Exercise ::
Find the word "this" in the data. Return every line where it appears.

* START Material provided *

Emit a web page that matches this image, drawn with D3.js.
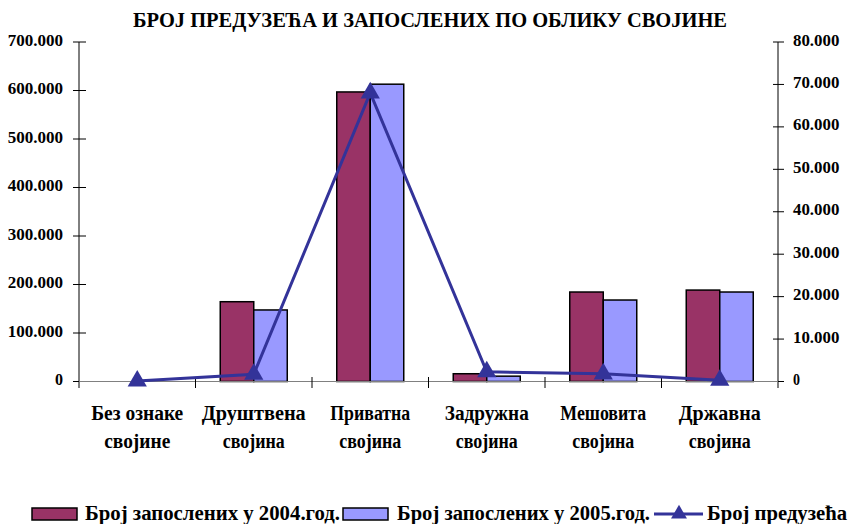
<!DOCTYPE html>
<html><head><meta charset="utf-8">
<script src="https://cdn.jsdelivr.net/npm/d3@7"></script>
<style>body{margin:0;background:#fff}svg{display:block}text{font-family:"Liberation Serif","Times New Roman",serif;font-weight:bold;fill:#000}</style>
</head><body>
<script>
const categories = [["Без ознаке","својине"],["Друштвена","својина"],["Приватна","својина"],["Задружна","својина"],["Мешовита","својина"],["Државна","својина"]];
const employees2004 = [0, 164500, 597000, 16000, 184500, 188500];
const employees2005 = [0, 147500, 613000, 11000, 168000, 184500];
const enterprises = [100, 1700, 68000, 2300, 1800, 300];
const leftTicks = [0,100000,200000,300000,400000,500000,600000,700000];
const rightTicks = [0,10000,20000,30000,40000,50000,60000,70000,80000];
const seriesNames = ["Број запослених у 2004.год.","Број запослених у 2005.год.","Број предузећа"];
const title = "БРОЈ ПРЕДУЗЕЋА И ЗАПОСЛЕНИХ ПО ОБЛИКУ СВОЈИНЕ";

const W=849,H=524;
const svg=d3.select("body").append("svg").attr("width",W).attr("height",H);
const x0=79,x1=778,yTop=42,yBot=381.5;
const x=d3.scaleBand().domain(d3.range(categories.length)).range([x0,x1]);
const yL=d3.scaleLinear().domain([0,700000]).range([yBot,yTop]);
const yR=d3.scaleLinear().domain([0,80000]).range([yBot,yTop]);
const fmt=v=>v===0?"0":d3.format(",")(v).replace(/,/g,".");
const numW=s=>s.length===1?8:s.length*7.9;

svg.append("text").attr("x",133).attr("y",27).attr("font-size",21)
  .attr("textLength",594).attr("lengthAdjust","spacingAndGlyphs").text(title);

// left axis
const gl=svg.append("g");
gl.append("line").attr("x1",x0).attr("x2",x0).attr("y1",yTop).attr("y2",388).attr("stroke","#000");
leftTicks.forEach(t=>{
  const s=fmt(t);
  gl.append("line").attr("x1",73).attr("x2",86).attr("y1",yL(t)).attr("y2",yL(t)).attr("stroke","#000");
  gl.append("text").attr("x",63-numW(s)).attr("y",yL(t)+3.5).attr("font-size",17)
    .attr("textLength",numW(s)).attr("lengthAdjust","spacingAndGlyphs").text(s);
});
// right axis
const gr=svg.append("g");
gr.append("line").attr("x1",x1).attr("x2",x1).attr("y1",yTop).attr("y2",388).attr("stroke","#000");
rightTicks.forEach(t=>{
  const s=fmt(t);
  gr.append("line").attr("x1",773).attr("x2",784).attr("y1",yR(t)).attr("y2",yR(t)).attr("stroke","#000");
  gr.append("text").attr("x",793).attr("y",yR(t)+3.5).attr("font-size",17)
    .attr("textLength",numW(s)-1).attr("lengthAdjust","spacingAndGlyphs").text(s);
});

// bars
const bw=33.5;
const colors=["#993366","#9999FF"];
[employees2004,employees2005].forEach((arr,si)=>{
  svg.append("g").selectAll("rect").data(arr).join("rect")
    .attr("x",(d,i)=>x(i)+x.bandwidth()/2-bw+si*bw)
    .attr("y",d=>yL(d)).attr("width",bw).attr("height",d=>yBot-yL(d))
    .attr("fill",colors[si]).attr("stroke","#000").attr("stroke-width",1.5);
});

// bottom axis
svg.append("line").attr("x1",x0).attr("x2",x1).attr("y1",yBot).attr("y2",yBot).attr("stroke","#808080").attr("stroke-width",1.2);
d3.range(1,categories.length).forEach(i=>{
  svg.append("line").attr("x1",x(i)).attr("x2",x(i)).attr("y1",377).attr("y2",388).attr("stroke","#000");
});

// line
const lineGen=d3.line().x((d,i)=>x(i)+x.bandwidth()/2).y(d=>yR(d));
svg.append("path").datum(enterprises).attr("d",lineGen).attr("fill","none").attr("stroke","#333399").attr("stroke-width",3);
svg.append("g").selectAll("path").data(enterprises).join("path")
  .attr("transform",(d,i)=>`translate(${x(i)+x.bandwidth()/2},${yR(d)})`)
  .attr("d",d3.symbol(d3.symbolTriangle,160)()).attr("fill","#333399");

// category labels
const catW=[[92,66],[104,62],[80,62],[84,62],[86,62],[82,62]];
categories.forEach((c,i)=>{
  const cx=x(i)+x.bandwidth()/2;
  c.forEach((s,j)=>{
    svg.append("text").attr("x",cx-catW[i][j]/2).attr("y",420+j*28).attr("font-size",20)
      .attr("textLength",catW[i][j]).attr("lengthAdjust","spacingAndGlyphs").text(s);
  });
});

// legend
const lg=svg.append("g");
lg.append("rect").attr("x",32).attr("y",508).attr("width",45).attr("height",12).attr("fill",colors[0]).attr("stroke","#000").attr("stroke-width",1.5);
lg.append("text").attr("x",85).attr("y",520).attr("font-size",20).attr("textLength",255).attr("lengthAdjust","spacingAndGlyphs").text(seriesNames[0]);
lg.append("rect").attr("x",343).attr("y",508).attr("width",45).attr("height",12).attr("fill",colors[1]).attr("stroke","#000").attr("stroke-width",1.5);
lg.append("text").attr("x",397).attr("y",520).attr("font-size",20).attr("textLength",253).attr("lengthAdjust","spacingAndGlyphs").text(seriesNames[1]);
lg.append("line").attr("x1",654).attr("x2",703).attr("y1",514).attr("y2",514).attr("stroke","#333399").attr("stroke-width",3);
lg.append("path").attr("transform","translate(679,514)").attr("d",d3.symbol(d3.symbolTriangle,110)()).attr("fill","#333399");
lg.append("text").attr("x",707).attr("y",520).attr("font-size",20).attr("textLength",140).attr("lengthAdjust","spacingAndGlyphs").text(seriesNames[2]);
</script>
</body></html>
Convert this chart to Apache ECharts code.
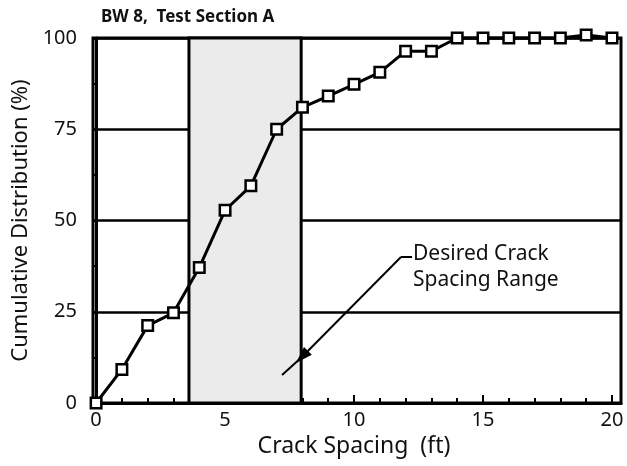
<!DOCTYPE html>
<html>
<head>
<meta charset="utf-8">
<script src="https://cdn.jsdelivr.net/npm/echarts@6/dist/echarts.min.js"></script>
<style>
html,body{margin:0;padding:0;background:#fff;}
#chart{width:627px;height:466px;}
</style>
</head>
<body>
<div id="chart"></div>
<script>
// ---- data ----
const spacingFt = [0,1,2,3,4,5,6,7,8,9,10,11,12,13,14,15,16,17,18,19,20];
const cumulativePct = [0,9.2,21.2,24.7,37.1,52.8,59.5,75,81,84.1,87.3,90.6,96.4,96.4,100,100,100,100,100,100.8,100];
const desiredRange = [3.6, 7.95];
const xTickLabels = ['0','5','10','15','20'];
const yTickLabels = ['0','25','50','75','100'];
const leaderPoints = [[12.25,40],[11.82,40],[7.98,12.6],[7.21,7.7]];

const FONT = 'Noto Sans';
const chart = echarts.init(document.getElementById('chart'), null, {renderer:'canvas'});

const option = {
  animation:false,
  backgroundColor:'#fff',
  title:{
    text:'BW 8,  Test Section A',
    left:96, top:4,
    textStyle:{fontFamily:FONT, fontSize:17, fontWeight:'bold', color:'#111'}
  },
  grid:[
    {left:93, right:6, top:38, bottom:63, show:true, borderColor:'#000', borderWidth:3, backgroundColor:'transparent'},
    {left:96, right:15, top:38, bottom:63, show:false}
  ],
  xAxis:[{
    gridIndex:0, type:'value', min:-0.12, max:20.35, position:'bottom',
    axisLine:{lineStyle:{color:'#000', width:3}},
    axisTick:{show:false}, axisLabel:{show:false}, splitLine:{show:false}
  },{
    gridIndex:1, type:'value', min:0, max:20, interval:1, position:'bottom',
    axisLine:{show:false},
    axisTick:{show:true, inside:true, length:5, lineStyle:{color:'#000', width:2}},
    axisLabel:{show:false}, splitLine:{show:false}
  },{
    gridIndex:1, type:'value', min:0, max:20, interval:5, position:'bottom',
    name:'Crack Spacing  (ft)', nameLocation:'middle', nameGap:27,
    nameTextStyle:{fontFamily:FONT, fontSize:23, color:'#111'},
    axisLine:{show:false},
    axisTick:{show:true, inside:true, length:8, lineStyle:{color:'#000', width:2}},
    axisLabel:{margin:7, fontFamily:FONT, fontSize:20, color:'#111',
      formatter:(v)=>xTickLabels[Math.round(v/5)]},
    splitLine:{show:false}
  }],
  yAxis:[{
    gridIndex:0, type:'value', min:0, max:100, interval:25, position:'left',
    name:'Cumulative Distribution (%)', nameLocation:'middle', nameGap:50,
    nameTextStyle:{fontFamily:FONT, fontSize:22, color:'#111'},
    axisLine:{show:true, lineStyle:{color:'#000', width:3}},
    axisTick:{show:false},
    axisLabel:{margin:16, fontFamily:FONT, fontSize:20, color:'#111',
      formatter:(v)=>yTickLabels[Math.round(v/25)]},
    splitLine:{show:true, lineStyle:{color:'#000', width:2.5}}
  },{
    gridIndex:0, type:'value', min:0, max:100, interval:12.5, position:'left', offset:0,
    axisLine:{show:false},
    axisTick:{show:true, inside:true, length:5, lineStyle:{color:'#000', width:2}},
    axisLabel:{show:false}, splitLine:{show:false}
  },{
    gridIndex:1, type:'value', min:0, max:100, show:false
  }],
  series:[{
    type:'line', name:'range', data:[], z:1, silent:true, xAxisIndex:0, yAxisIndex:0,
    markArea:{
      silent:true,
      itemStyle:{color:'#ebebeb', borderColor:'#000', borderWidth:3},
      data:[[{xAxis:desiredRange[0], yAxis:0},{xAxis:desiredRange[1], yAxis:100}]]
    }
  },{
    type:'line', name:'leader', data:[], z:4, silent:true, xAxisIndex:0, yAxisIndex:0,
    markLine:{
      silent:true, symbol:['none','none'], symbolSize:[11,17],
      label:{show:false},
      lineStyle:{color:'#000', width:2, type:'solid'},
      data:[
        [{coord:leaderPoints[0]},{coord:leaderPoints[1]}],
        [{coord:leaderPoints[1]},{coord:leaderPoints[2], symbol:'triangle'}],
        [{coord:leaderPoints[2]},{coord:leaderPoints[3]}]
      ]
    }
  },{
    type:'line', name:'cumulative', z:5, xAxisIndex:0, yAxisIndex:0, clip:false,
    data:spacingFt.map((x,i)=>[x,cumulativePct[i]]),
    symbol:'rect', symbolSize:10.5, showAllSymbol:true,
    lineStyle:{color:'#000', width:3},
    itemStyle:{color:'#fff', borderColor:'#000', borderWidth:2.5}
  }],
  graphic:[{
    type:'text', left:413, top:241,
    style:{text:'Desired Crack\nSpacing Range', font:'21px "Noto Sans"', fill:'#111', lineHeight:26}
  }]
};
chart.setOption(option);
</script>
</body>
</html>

* END Material provided *

Reply ::
Emit a web page that matches this image, drawn with D3.js.
Convert this chart to Apache ECharts code.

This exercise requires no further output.